The onlookers’ gazes snapped around and fell on us, followed by knowing smiles. Facts spoke louder than words. We had a mighty ox and our blue faces glowed, for, thanks to a good morning’s work, we were in high spirits and very proud of ourselves.
Jinlong was standing off a ways observing his masterpiece and its spectators. Huang Huzhu was leaning against her door frame holding the tip of her braid in her mouth, her eyes fixed on Jinlong, the dazed look in her eyes proof that the stirrings of love had grown strong. My half sister, Baofeng, came up the street toward us from the west, a leather medical satchel with a red cross painted on it slung over her back. Now that she had learned midwife skills and how to give injections, she was the village health worker. Huang Hezuo rode up unsteadily from the east, apparently having just learned how to ride a bike, and finding it hard to steer. When she spotted Jinlong leaning against the wall, she shouted, Oh, no, watch out! as she careened toward Jinlong, who stepped out of the way and grabbed the wheel with one hand and the handlebars with the other; Huang Hezuo nearly landed in his lap.

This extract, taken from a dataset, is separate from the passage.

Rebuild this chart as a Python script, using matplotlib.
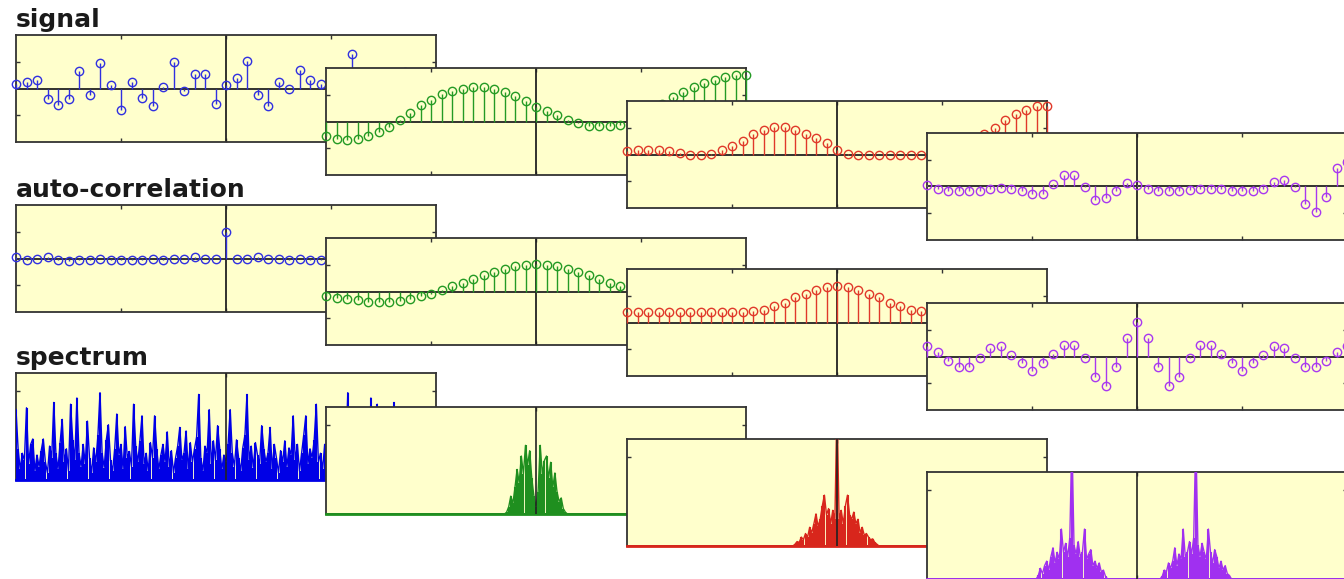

I looked over at Huang Huzhu, who jerked her head around so hard her braid flew; red in the face, she spun on her heel and stormed into the house. I was sick at heart, feeling nothing but sympathy for Huzhu and loathing for Hezuo, who had cut her hair short and combed it with a boy’s part, a style that was a current fad among middle-school students in the commune. The barber Ma Liangcai, an expert Ping-Pong player who was also pretty good on the harmonica, was responsible for all those haircuts. He went around dressed in a blue uniform that had been laundered nearly white, had a thick head of hair, deep black eyes, and a case of acne, and always smelled like hand soap. He had a thing for my sister. He often brought his air gun into our village to shoot birds, and was always successful. At first sight of him and his air gun, the village sparrows flew to spots unknown. The village health clinic was located in a room just east of the Ximen estate main house. What that means is, any time that fellow showed up at the local clinic, reeking of hand soap, he was lucky if he could escape the gazes of members of our family, and if he somehow managed that, he’d fall under the scrutiny of members of the Huang family. The fellow never passed up a chance to get close to my sister, who would frown and try not to make her feelings of disgust obvious as she reluctantly chatted with him. I knew that my sister was in love with Braying Jackass, but he had left with the Four Clean-ups team and vanished like a weasel in the woods. Since my mother could see that this marriage was anything but assured, outside of sighing in frustration, all she could do was try to reason with my sister.